DME 5000 – the first distance measuring device with a Hiperface interface
Waldkirch, April 2005 – SICK is presenting the DME 5000, the world’s first laser distance measuring device with a Hiperface interface (short for: high-performance interface) at the Hanover Industrial Trade Fair. It allows bi-directional communication between the DME 5000 and actuators or automation systems that also possess this interface. The characteristics of the distance measuring device, and commissioning data, can be transferred via the Hiperface, and programming information such as resolution or the measurement range can be stored and called up. SSI input cards are no longer necessary. The new connection compatibility between absolute encoders and the distance measuring device now allows users with identical system interfaces to exploit the positioning system that best fits their application, for example in handling and warehousing systems.
Laser distance measuring systems like the DME 5000 are mainly used for determining the position of high-bay stackers in automated warehouse systems and for crane control. The sensor travels with the mobile unit and continuously measures the time-of-flight of an emitted light pulse to the end of a drive path and back. The electronics determine the position of the high-bay stacker or crane from this data, and transmit it to the higher-ranking controller. In addition to the new version for crane applications, the DME 5000 is also available in two further storage-oriented versions in order to meet differing requirements. They are designed for the special pallet demands found in automatic small-parts stores or high-bay warehouses. All systems offer hitherto unparalleled measurement dynamics and accuracy.

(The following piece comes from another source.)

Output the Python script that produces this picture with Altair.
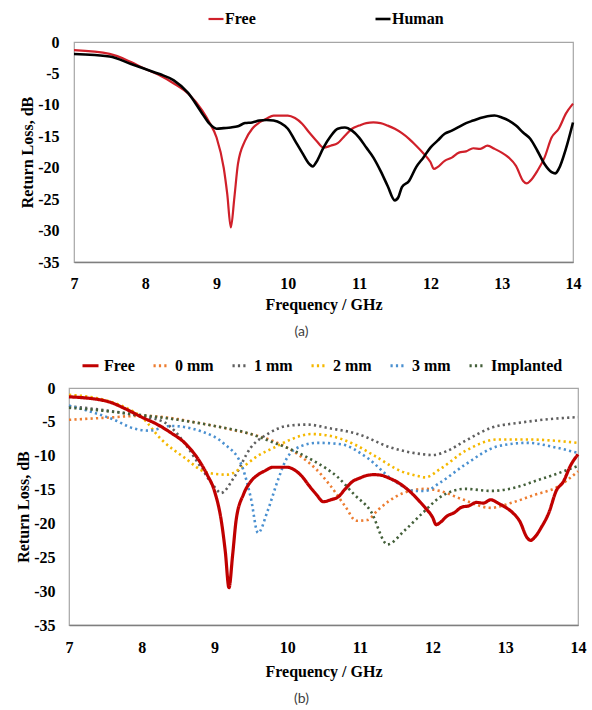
import altair as alt
import pandas as pd

# ---------------------------------------------------------------- data
X_TICKS = [7, 8, 9, 10, 11, 12, 13, 14]
Y_TICKS = [0, -5, -10, -15, -20, -25, -30, -35]

FREE_F = [7.0, 7.5, 7.8, 8.0, 8.2, 8.4, 8.6, 8.8, 8.9, 9.0,
          9.1, 9.15, 9.2, 9.25, 9.3, 9.4, 9.5, 9.6, 9.7, 9.8,
          10.0, 10.1, 10.2, 10.3, 10.4, 10.5, 10.6, 10.7, 10.8, 10.9,
          11.0, 11.1, 11.2, 11.3, 11.4, 11.5, 11.6, 11.7, 11.8, 11.9,
          12.0, 12.05, 12.1, 12.2, 12.3, 12.4, 12.5, 12.6, 12.7, 12.8,
          12.9, 13.0, 13.1, 13.2, 13.3, 13.35, 13.4, 13.5, 13.6, 13.7,
          13.8, 13.9, 14.0]
FREE_V = [-1.3, -1.9, -3.2, -4.3, -5.3, -6.6, -8.2, -10.9, -12.8, -15.2,
          -20.0, -24.2, -29.5, -24.7, -19.4, -15.7, -13.8, -12.8, -12.2, -11.7,
          -11.7, -12.1, -13.0, -14.4, -15.7, -16.8, -16.5, -16.1, -14.9, -13.8,
          -13.3, -12.9, -12.8, -12.9, -13.3, -13.8, -14.5, -15.4, -16.5, -17.7,
          -19.1, -20.2, -19.9, -18.9, -18.4, -17.6, -17.4, -16.9, -17.0, -16.5,
          -17.0, -17.6, -18.4, -19.7, -22.1, -22.5, -22.1, -20.5, -18.4, -15.2,
          -13.8, -11.4, -9.8]

HUMAN_F = [7.0, 7.5, 7.8, 8.0, 8.2, 8.4, 8.6, 8.8, 8.9, 9.0,
           9.1, 9.2, 9.3, 9.4, 9.5, 9.6, 9.7, 9.8, 9.9, 10.0,
           10.1, 10.2, 10.3, 10.35, 10.4, 10.5, 10.6, 10.7, 10.8, 10.9,
           11.0, 11.1, 11.2, 11.3, 11.4, 11.5, 11.55, 11.6, 11.7, 11.8,
           11.9, 12.0, 12.1, 12.2, 12.3, 12.4, 12.5, 12.6, 12.7, 12.8,
           12.9, 13.0, 13.1, 13.2, 13.3, 13.4, 13.5, 13.6, 13.7, 13.75,
           13.8, 13.9, 14.0]
HUMAN_V = [-1.9, -2.3, -3.5, -4.3, -5.1, -6.1, -8.1, -11.4, -13.0, -13.8,
           -13.7, -13.6, -13.4, -12.9, -12.8, -12.5, -12.4, -12.5, -12.9, -13.8,
           -15.7, -17.6, -19.4, -19.8, -19.1, -16.8, -15.0, -13.8, -13.6, -14.1,
           -15.2, -16.8, -18.4, -20.5, -22.9, -25.2, -24.7, -23.1, -22.1, -19.9,
           -18.4, -16.8, -15.7, -14.6, -14.1, -13.5, -12.9, -12.5, -12.1, -11.8,
           -11.7, -12.0, -12.5, -13.3, -14.4, -15.4, -17.3, -19.4, -20.7, -20.9,
           -20.2, -17.0, -12.8]

MM0_F = [7.0, 7.5, 8.0, 8.3, 8.5, 8.7, 9.0, 9.3, 9.5, 9.8,
         10.0, 10.2, 10.4, 10.6, 10.8, 10.95, 11.1, 11.25, 11.4, 11.6,
         11.9, 12.1, 12.4, 12.8, 13.1, 13.4, 13.7, 14.0]
MM0_V = [-4.7, -4.4, -4.1, -4.3, -4.6, -5.0, -5.6, -6.3, -6.8, -7.8,
         -8.8, -10.2, -12.0, -14.5, -17.5, -19.6, -19.5, -18.0, -16.7, -15.5,
         -14.9, -15.2, -16.4, -17.7, -16.9, -15.8, -14.7, -12.3]

MM1_F = [7.0, 7.5, 8.0, 8.3, 8.45, 8.6, 8.82, 9.0, 9.09, 9.27,
         9.5, 9.73, 10.0, 10.28, 10.56, 10.97, 11.43, 11.88, 12.0, 12.2,
         12.45, 12.8, 13.22, 13.6, 14.0]
MM1_V = [-2.7, -3.3, -4.2, -5.0, -6.3, -8.3, -11.8, -14.6, -15.5, -13.2,
         -8.8, -6.8, -5.6, -5.4, -5.9, -6.8, -8.8, -9.8, -9.9, -9.3,
         -7.8, -5.9, -5.1, -4.6, -4.3]

MM2_F = [7.0, 7.5, 7.8, 8.0, 8.27, 8.59, 8.9, 9.18, 9.37, 9.6,
         9.82, 10.05, 10.33, 10.6, 10.92, 11.2, 11.57, 11.8, 11.9, 12.1,
         12.45, 12.9, 13.3, 13.7, 14.0]
MM2_V = [-1.0, -1.8, -3.0, -4.3, -7.6, -10.3, -12.5, -12.8, -11.8, -10.0,
         -8.8, -7.6, -6.8, -7.1, -8.3, -10.0, -12.3, -13.0, -13.2, -12.0,
         -9.3, -7.6, -7.6, -7.8, -8.1]

MM3_F = [7.0, 7.3, 7.6, 7.9, 8.1, 8.4, 8.82, 9.14, 9.37, 9.5,
         9.6, 9.73, 9.87, 10.0, 10.19, 10.42, 10.74, 11.1, 11.47, 11.76,
         11.9, 12.1, 12.45, 12.9, 13.3, 13.7, 14.0]
MM3_V = [-2.6, -3.5, -4.6, -6.0, -6.3, -5.6, -6.4, -8.3, -11.3, -16.2,
         -21.4, -18.2, -13.7, -10.3, -8.6, -8.1, -8.3, -10.3, -13.7, -15.2,
         -15.2, -14.0, -11.3, -8.6, -8.1, -8.8, -9.6]

IMPL_F = [7.0, 7.5, 8.0, 8.5, 9.0, 9.5, 9.8, 10.1, 10.37, 10.7,
          10.92, 11.15, 11.38, 11.61, 11.84, 12.12, 12.45, 12.8, 13.14, 13.42,
          13.7, 14.0]
IMPL_V = [-2.9, -3.4, -4.0, -4.7, -5.6, -6.8, -8.0, -9.3, -10.8, -13.2,
          -15.7, -18.2, -23.1, -21.1, -18.7, -16.0, -14.9, -15.2, -14.7, -13.7,
          -12.7, -11.5]

SERIES_A = ["Free", "Human"]
COLORS_A = ["#D0202A", "#000000"]
WIDTHS_A = [2.2, 2.6]

SERIES_B = ["Free", "0 mm", "1 mm", "2 mm", "3 mm", "Implanted"]
COLORS_B = ["#C00000", "#ED7D31", "#5F5F5F", "#F5B800", "#4A90D0", "#44603A"]


def frame(name, f, v):
    return pd.DataFrame({"freq": f, "loss": v, "series": name})


df_a = pd.concat([frame("Free", FREE_F, FREE_V),
                  frame("Human", HUMAN_F, HUMAN_V)], ignore_index=True)
df_b_dotted = pd.concat([frame("0 mm", MM0_F, MM0_V),
                         frame("1 mm", MM1_F, MM1_V),
                         frame("2 mm", MM2_F, MM2_V),
                         frame("3 mm", MM3_F, MM3_V),
                         frame("Implanted", IMPL_F, IMPL_V)], ignore_index=True)
df_b_free = frame("Free", FREE_F, FREE_V)

# ---------------------------------------------------------------- styling
SERIF = "Liberation Serif"
SOLID = [1, 0]
DOTS = [2.2, 3.2]


def x_enc(label_pad, title_pad):
    return alt.X("freq:Q",
                 scale=alt.Scale(domain=[7, 14], nice=False, zero=False),
                 axis=alt.Axis(values=X_TICKS, title="Frequency / GHz",
                               labelFlush=False,
                               labelPadding=label_pad, titlePadding=title_pad))


def y_enc(label_pad):
    return alt.Y("loss:Q",
                 scale=alt.Scale(domain=[-35, 0], nice=False, zero=False),
                 axis=alt.Axis(values=Y_TICKS, title="Return Loss, dB",
                               labelExpr="'' + datum.value", labelFlush=False,
                               labelPadding=label_pad, titlePadding=2))


def panel_title(text):
    return alt.TitleParams(text, orient="bottom", frame="group", anchor="middle",
                           dx=-22, offset=13, font="Lato", fontSize=14,
                           fontWeight="normal", color="#404040")


# ---------------------------------------------------------------- panel (a)
legend_a = alt.Legend(title=None, orient="none", direction="horizontal",
                      legendX=133, legendY=-32, symbolSize=225,
                      labelOffset=0, columnPadding=114)

panel_a = alt.Chart(df_a).mark_line(interpolate="monotone").encode(
    x=x_enc(13, 5),
    y=y_enc(15),
    color=alt.Color("series:N", sort=SERIES_A,
                    scale=alt.Scale(domain=SERIES_A, range=COLORS_A),
                    legend=legend_a),
    strokeWidth=alt.StrokeWidth("series:N",
                                scale=alt.Scale(domain=SERIES_A, range=WIDTHS_A),
                                legend=None),
    detail="series:N",
).properties(width=499, height=220, title=panel_title("(a)"))

# ---------------------------------------------------------------- panel (b)
legend_b = alt.Legend(title=None, orient="none", direction="horizontal",
                      legendX=12, legendY=-32, symbolSize=256,
                      labelOffset=4, columnPadding=12)

color_b = alt.Color("series:N", sort=SERIES_B,
                    scale=alt.Scale(domain=SERIES_B, range=COLORS_B),
                    legend=legend_b)
dash_b = alt.StrokeDash("series:N", sort=SERIES_B,
                        scale=alt.Scale(domain=SERIES_B,
                                        range=[SOLID] + [DOTS] * 5),
                        legend=legend_b)

dotted_b = alt.Chart(df_b_dotted).mark_line(strokeWidth=2.6, interpolate="monotone").encode(
    x=x_enc(14, 8), y=y_enc(14), color=color_b, strokeDash=dash_b)
free_b = alt.Chart(df_b_free).mark_line(strokeWidth=3.2, interpolate="monotone").encode(
    x=x_enc(14, 8), y=y_enc(14), color=color_b, strokeDash=dash_b)

panel_b = alt.layer(dotted_b, free_b).properties(
    width=509, height=237, title=panel_title("(b)"))

# ---------------------------------------------------------------- layout
chart = alt.vconcat(panel_a, panel_b, spacing=126, center=True, bounds="flush").resolve_scale(
    color="independent", strokeDash="independent", strokeWidth="independent"
).resolve_legend(
    color="independent", strokeDash="independent"
).properties(
    padding={"left": 15, "top": 9, "right": 0, "bottom": 0}
).configure_view(
    stroke="#A6A6A6", strokeWidth=1.2
).configure_axis(
    grid=False, ticks=False, tickSize=0, domain=False,
    labelFont=SERIF, labelFontWeight="bold", labelFontSize=16, labelColor="black",
    titleFont=SERIF, titleFontWeight="bold", titleFontSize=16, titleColor="black",
).configure_axisX(
    domain=True, domainColor="#7F7F7F", domainWidth=1.5
).configure_legend(
    labelFont=SERIF, labelFontWeight="bold", labelFontSize=16, labelColor="black",
    symbolType="stroke", symbolStrokeWidth=3, padding=0,
)

chart.save("out.html", embed_options={"renderer": "svg", "actions": False})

Hiperface – the patented standard interface in position determination
Hiperface is an asynchronous half-duplex interface that physically corresponds to the EIA RS 485 specification. It was originally developed for absolute encoders and motor feedback systems in drive technology, and is now used by more than 70 drive producers, having become established on the market as a standard. The power supply for the distance measuring device is provided via two of the eight wires. Two further wires are required for the bi-directional, bus-enabled parameter channel via which, among other things, digitised absolute positional data is transmitted to the controller. The two remaining pairs of wires are for the real-time process data channel. Sinus-shaped analogue signals are transmitted via these and interpolated in the controller. This non-digital process allows a high resolution to be achieved.